Um eu mais velho e que é a melhor parte de nós, um eu divino e mágico: essa crença xamanista, que também chamamos de órfica, me parece a origem de todo gnosticismo - judaico, cristão ou islâmico - do gnosticismo secular, alexandrino, chamado Corpus Hermeticus, que se tornou a base de Bruno e outros mistagogos do Renascimento italiano. O xamanismo é universal, e isso talvez explique o curioso universalismo do que os crentes normativos de todas as eras chamam de "heresia gnóstica". (em Presságios do Milênio: Anjos, Sonhos, Imortalidade )

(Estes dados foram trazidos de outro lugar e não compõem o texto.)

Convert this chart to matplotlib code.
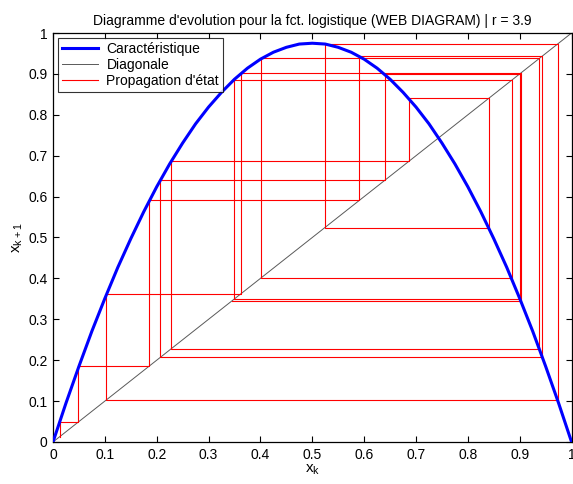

Em Poesia e Repressão , Bloom vai mais longe. Comenta os poetas, muitos dos quais foram implicitamente gnósticos, embora explicitamente mais misteriosos ainda , e afirma que tanto gnosticismo quanto Cabala podem ser instrumentos, mais efetivos que modelos e paradigmas correntes na teoria literária, de interpretação. Referindo-se a um dos ramos do gnosticismo, a gnose de Valentino, diz que: A doutrina valentiniana da criação presta-se ao meu propósito revisionário, que consiste em adotar um modelo interpretativo mais próximo da postura e da linguagem da poesia "moderna" ou pós-iluminista do que foram os modelos filosoficamente orientados. (em Poesia e Repressão - O Revisionismo de Blake a Stevens, Imago, 1994, assim como a citação a seguir)

Ao tratar da Cabala, também desafia paradigmas e teorias literárias: Toda leitura é tradução, e todas as tentativas de comunicar uma leitura parecem provocar uma redução, talvez inevitável. A utilização adequada de qualquer paradigma crítico deveria diminuir os perigos do reducionismo; entretanto, quase todos os paradigmas são, em si mesmos, redutivos. A teologia negativa, mesmo quando beira a teosofia, parece-me a "disciplina" apropriada para as incursões dos críticos literários revisionários na sua incessante busca por outras metáforas para o ato de ler, bem mais do que a lingüística estruturalista ou o raciocínio por negação da filosofia continental.

Aceito isso, adotada essa perspectiva, certamente chocante para as mentes mais cientificistas e positivistas, então haverá muito, ainda, a ser examinado na obra de Hilda Hilst, e de tantos outros poetas inquietos, rebeldes, e, acima de tudo, densos e talentosos.